Entre el poroso suelo —receptor de manchas, tan feo—, más la cansina cantinela abrumadora de grandezas donde la jactancia reina, nuestros ojos miraban a la búsqueda de un álamo sano. Una de las veces, aturdido o desesperado, me pareció ver el rostro de Job tras una nube diciéndome: «Hijo, bien sabes lo difícil de alcanzar la resignación, acepta el envite, debes comprender a los abuelos: son así, repetitivos, ciegos de amor por sus nietecitos».

«Mira —le dije—, desmemoriado ¿no te acuerdas? desde hace siete años también nosotros lo somos». Quizá no oyese mis palabras porque otra nube más grande comenzó a ocultar a la anterior. Tal vez lo enojaría al dudar de la sabiduría santificada, pero en mi fase delirante escuché una bronca voz:  «Pero ustedes sois unos abuelos extraños y unos padres igual de raros, aquí hemos comentado vuestra eclética actitud».

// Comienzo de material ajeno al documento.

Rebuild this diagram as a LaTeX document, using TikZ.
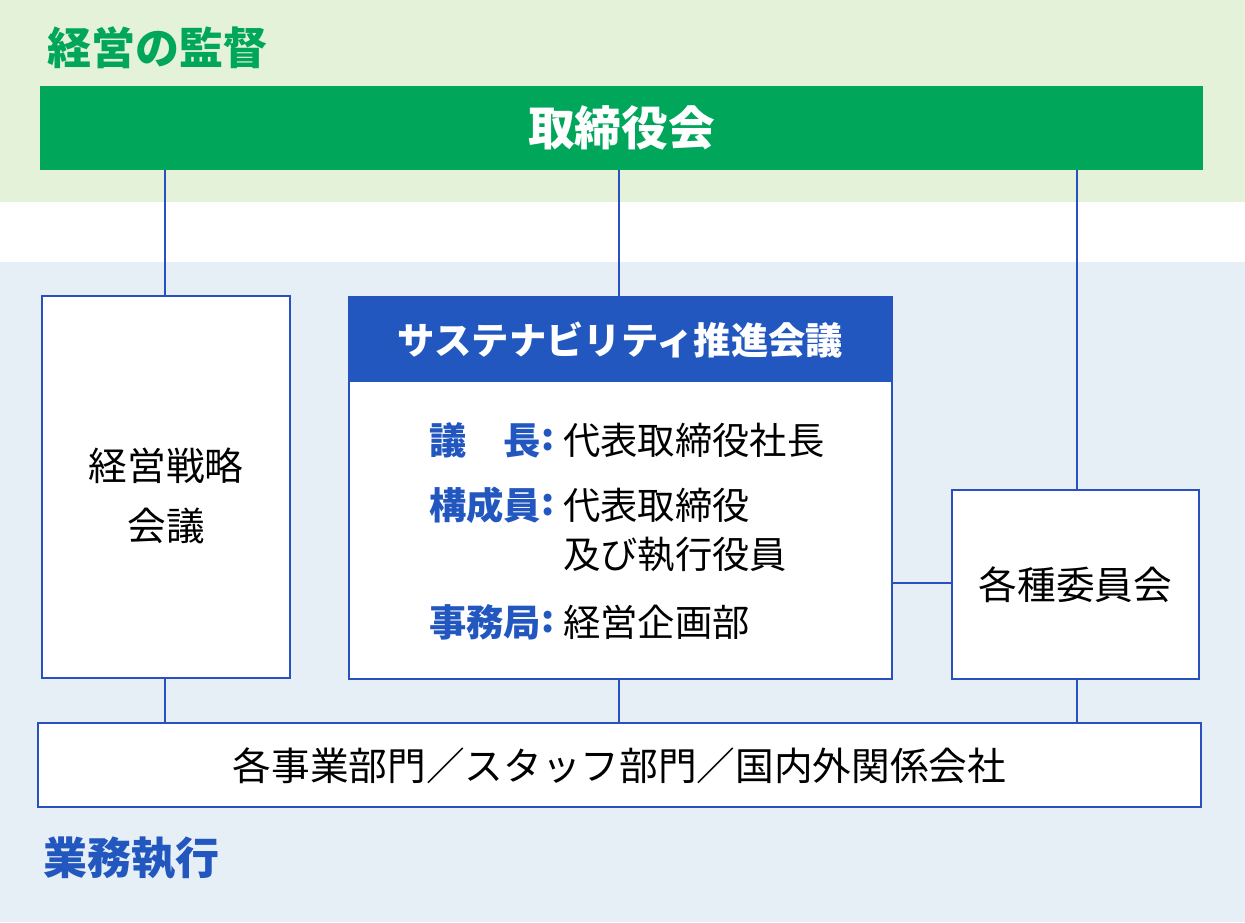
\documentclass[tikz,border=0pt]{standalone}
\usepackage{fontspec}
\setmainfont{Noto Sans CJK JP}
\definecolor{bandgreen}{RGB}{229,242,218}
\definecolor{bandblue}{RGB}{230,238,246}
\definecolor{boardgreen}{RGB}{0,166,90}
\definecolor{headblue}{RGB}{34,87,192}
\definecolor{linkblue}{RGB}{40,80,190}
\tikzset{
  orgbox/.style={draw=linkblue,fill=white,line width=0.8pt},
  link/.style={draw=linkblue,line width=0.8pt},
  bodytext/.style={inner sep=0pt,font=\fontsize{29}{34}\selectfont},
  labeltext/.style={inner sep=0pt,anchor=west,text=headblue,font=\fontsize{28}{34}\selectfont\bfseries},
  valuetext/.style={inner sep=0pt,anchor=west,font=\fontsize{28}{34}\selectfont}
}
\begin{document}
\begin{tikzpicture}[x=0.75pt,y=0.75pt,yscale=-1,xscale=1]
\useasboundingbox (0,0) rectangle (1245,922);
% bands
\fill[bandgreen] (0,0) rectangle (1245,202);
\fill[bandblue] (0,262) rectangle (1245,922);
% titles
\node[anchor=west,inner sep=0pt,text=boardgreen,font=\fontsize{33}{36}\selectfont\bfseries] (supervise) at (47,48) {経営の監督};
\node[anchor=west,inner sep=0pt,text=headblue,font=\fontsize{33}{36}\selectfont\bfseries] (execute) at (43,858) {業務執行};
% board
\fill[boardgreen] (40,86) rectangle (1203,170);
\node[text=white,inner sep=0pt,font=\fontsize{35}{40}\selectfont\bfseries] (board) at (621.5,128) {取締役会};
% boxes
\draw[orgbox] (42,296) rectangle (290,678);
\node[bodytext,align=center] (strategy) at (166,496) {経営戦略\\[11pt]会議};
\draw[orgbox] (349,297) rectangle (892,679);
\fill[headblue] (349,297) rectangle (892,382);
\node[text=white,inner sep=0pt,font=\fontsize{28}{34}\selectfont\bfseries] (council) at (620.5,340) {サステナビリティ推進会議};
\node[labeltext] (chair) at (429,440) {議　長};
\node[labeltext] (member) at (429,505) {構成員};
\node[labeltext] (office) at (429,622) {事務局};
\foreach \y/\n in {440/chairc,505/memberc,622/officec}
  \node[labeltext] (\n) at (541,\y) {:};
\node[valuetext] (chairv) at (563,440) {代表取締役社長};
\node[valuetext] (memberv) at (563,505) {代表取締役};
\node[valuetext] (memberw) at (563,555) {及び執行役員};
\node[valuetext] (officev) at (563,622) {経営企画部};
\draw[orgbox] (952,490) rectangle (1199,679);
\node[bodytext] (committee) at (1075.5,585) {各種委員会};
\draw[orgbox] (38,723) rectangle (1201,807);
\node[bodytext] (divisions) at (619.5,766) {各事業部門／スタッフ部門／国内外関係会社};
% connectors
\draw[link] (165,170) -- (165,296);
\draw[link] (619,170) -- (619,297);
\draw[link] (1077,170) -- (1077,490);
\draw[link] (892,583) -- (952,583);
\draw[link] (165,678) -- (165,723);
\draw[link] (619,679) -- (619,723);
\draw[link] (1077,679) -- (1077,723);
\end{tikzpicture}
\end{document}
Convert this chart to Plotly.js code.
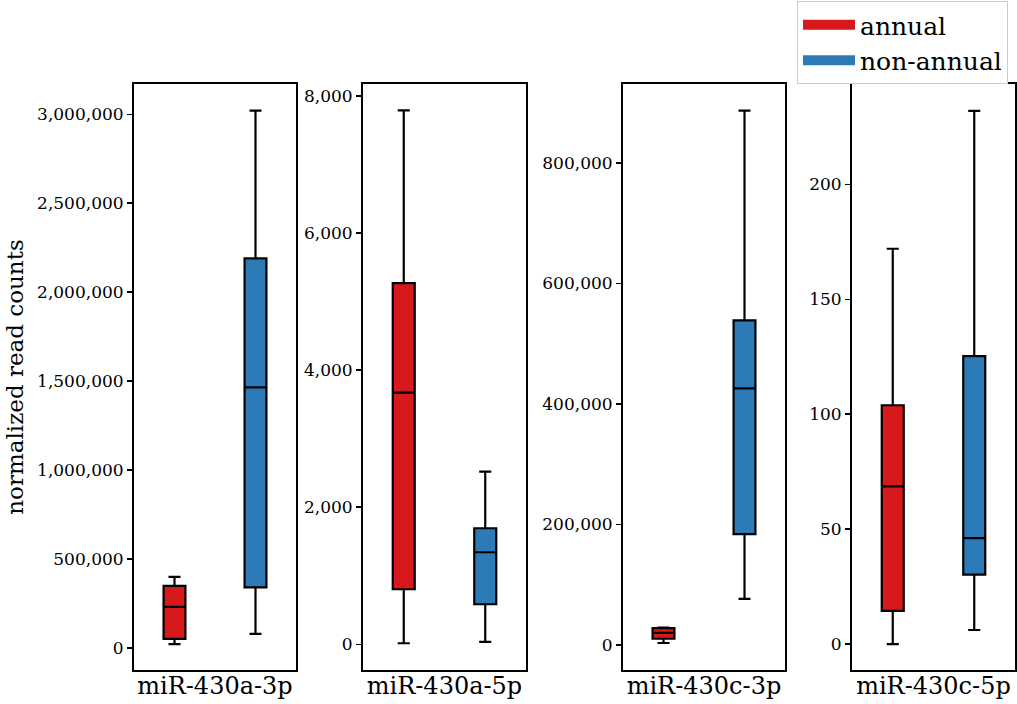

«Lola, hija, —le dije a mi mujer— debemos cambiar, ¿te has enterado de las palabras de Job? Tanta prudencia educativa con los nuestros, tanta delicadeza para ganarnos una riña. ¿Nos habrá contagiado el mal fario de la Alameda …? ».

A la mañana siguiente dijo mi mujer: «He dormido mal. Tengo un propósito: ante la primera amistad le voy a decir las cualidades de mis nietos: « Uno, el mayor, está en un polideportivo y asegura su entrenador, amigo personal de Guardiola, su posible ingreso en los juveniles del Barcelona porque juega como un Messi; de mi nieta diré no solo todo lo cariñosa, sino sus cualidades como nadadora y el pequeño ¡qué decir del pequeño! pues un modelo para el genial Bartolomé Esteban Murillo. Además, haré como tantos otros, no preguntar por los nietos de los demás, ¡estoy harta…!».

Lo confieso. Coraje le he cogido a Job porque también debió pertenecer al gremio de los abuelos ridículos: solo visionarios de las virtudes de sus nietos. Aunque, quizá, ocurra algo más simple: una variante del egoísmo universal.